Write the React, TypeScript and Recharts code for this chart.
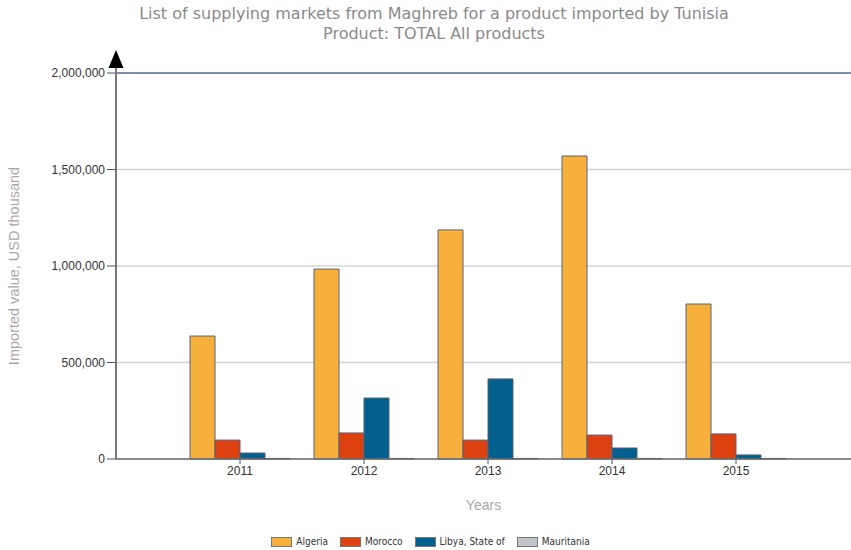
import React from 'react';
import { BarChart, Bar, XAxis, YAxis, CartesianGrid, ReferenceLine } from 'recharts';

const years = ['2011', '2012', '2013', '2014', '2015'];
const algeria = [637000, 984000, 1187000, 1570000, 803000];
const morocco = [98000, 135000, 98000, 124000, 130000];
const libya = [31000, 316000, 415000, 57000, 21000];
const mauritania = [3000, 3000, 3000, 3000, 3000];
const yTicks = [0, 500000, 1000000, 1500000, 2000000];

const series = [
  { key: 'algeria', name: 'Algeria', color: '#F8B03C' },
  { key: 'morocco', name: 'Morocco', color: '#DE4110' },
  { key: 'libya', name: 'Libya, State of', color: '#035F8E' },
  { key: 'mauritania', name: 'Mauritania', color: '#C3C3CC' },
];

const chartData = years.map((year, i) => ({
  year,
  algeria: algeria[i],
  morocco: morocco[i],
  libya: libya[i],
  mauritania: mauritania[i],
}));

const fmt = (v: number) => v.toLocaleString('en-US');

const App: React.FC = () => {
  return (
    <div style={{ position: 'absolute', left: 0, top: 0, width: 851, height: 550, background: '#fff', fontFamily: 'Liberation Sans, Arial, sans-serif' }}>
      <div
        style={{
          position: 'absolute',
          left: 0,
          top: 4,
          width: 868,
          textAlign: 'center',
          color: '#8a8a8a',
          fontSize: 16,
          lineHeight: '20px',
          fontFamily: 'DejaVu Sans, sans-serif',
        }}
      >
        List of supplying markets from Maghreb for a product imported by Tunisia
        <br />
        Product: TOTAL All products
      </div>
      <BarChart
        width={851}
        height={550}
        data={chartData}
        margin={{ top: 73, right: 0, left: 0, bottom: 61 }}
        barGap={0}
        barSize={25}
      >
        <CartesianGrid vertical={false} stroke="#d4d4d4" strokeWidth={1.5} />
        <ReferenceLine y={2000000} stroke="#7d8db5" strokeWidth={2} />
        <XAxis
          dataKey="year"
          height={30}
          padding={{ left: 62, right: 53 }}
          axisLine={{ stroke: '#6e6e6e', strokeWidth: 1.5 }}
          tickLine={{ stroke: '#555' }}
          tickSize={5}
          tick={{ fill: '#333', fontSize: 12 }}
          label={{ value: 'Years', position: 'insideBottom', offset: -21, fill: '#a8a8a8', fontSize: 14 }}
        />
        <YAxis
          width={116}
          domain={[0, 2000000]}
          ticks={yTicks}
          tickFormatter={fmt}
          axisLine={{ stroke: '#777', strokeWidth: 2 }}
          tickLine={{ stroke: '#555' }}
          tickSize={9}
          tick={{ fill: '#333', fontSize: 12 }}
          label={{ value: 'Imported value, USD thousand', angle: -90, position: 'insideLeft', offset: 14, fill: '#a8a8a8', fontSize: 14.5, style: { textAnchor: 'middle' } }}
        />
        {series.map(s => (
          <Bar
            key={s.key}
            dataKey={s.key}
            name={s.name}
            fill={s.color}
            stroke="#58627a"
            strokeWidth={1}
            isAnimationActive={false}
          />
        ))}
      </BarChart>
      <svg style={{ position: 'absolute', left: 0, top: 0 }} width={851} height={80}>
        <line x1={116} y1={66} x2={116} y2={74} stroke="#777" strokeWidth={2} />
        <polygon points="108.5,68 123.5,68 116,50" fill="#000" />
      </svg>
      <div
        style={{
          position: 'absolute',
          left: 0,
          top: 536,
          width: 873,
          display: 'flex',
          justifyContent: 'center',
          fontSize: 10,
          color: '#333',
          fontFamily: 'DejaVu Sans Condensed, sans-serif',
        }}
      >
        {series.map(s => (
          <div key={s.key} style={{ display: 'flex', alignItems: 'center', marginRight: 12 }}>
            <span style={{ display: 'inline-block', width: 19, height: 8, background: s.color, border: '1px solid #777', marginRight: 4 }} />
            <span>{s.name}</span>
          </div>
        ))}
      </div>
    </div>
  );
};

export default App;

* * *

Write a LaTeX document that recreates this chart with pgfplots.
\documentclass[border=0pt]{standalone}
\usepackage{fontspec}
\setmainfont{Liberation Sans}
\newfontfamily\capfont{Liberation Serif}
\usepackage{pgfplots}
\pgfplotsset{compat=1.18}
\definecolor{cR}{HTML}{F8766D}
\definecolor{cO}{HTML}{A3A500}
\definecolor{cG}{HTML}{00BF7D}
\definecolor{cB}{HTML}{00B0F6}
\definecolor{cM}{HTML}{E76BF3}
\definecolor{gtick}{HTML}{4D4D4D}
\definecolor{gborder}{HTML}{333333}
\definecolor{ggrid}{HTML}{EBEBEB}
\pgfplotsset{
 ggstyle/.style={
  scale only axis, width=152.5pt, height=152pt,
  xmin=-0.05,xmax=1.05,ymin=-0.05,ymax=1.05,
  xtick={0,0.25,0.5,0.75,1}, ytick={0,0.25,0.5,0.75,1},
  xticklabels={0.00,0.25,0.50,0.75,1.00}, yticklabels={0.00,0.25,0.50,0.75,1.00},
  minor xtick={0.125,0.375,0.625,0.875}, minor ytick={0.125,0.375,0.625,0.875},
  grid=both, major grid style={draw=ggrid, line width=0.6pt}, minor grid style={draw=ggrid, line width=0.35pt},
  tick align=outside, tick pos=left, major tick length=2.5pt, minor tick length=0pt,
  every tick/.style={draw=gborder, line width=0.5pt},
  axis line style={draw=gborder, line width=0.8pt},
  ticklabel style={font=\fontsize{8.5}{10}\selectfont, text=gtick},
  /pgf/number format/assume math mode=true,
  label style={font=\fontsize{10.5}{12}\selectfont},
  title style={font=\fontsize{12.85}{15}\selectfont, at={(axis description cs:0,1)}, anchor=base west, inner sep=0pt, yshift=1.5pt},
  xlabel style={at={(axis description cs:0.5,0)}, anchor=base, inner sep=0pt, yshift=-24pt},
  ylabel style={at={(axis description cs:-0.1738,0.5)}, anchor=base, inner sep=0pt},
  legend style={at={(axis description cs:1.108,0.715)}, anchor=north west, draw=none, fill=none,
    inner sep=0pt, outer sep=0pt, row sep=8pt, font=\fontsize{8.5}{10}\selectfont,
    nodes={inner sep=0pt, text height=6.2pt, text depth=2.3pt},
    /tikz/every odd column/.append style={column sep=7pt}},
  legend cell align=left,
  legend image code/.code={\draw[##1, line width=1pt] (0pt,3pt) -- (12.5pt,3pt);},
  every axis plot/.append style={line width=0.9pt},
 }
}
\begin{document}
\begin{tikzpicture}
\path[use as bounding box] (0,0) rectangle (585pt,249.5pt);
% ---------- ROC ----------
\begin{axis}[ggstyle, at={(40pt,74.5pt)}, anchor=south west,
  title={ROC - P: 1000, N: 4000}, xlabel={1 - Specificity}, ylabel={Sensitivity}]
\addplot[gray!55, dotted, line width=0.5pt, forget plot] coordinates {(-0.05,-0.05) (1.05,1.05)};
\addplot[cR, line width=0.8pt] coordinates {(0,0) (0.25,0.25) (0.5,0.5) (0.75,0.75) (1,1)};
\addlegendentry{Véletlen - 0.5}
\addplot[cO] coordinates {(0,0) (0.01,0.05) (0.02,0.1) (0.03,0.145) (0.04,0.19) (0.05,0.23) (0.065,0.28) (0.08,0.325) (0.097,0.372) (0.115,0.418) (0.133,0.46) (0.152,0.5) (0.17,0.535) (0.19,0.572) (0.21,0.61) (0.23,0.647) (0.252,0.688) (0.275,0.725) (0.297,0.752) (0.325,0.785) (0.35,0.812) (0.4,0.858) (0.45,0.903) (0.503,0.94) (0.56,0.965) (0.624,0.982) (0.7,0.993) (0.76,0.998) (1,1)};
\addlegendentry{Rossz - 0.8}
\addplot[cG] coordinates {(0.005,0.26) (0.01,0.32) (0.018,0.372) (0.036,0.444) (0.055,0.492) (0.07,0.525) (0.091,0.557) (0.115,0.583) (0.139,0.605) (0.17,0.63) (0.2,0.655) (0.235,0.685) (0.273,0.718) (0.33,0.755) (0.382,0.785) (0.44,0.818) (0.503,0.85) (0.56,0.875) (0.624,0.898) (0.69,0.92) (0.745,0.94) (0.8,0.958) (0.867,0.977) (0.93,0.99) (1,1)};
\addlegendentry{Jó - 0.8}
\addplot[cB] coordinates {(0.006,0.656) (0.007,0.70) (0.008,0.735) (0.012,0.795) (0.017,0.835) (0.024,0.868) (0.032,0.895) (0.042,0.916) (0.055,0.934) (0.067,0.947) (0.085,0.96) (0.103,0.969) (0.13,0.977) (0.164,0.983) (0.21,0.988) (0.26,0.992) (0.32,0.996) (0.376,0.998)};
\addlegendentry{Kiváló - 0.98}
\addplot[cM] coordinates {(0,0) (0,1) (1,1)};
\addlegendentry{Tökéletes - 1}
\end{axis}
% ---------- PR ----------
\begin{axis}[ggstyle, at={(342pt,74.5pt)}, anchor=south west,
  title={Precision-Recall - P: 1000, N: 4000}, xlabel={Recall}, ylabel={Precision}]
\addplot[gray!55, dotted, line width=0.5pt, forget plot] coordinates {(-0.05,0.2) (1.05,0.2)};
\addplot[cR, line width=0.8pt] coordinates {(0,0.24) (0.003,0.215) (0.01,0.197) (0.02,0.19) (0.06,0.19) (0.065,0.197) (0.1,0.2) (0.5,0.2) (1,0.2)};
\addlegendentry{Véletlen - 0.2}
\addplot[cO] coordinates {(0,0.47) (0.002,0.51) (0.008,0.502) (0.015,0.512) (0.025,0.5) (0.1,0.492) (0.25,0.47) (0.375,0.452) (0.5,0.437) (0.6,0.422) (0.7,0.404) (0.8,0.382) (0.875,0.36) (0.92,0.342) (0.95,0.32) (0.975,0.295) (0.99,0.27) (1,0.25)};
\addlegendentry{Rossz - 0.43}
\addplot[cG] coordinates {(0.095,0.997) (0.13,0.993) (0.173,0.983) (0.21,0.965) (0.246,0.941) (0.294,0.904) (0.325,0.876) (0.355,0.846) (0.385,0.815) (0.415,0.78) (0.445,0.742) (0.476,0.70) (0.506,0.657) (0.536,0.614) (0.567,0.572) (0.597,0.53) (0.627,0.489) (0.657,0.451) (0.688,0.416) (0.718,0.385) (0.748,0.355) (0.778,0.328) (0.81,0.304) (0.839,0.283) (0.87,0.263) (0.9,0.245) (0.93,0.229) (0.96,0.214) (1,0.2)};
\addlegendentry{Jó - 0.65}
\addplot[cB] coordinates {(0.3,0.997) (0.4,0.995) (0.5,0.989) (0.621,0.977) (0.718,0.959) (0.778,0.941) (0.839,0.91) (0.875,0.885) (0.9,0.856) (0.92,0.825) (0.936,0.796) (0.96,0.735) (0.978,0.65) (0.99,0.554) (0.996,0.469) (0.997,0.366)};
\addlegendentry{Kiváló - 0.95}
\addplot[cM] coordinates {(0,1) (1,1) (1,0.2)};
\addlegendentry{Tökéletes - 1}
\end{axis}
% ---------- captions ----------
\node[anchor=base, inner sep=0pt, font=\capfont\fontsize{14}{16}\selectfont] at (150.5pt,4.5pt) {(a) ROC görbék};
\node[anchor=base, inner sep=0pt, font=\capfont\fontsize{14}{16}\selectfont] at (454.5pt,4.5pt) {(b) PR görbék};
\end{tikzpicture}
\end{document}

=== PROBLEM ===
Word for word, restate the lines beginning with the one that has "Write the React, TypeScript" and ending with the one that has "const yTicks = [0, 500000, 1000000, 1500000, 2000000];". Keep both ends and skip any pictures.

=== THE REPLY ===
Write the React, TypeScript and Recharts code for this chart.
import React from 'react';
import { BarChart, Bar, XAxis, YAxis, CartesianGrid, ReferenceLine } from 'recharts';

const years = ['2011', '2012', '2013', '2014', '2015'];
const algeria = [637000, 984000, 1187000, 1570000, 803000];
const morocco = [98000, 135000, 98000, 124000, 130000];
const libya = [31000, 316000, 415000, 57000, 21000];
const mauritania = [3000, 3000, 3000, 3000, 3000];
const yTicks = [0, 500000, 1000000, 1500000, 2000000];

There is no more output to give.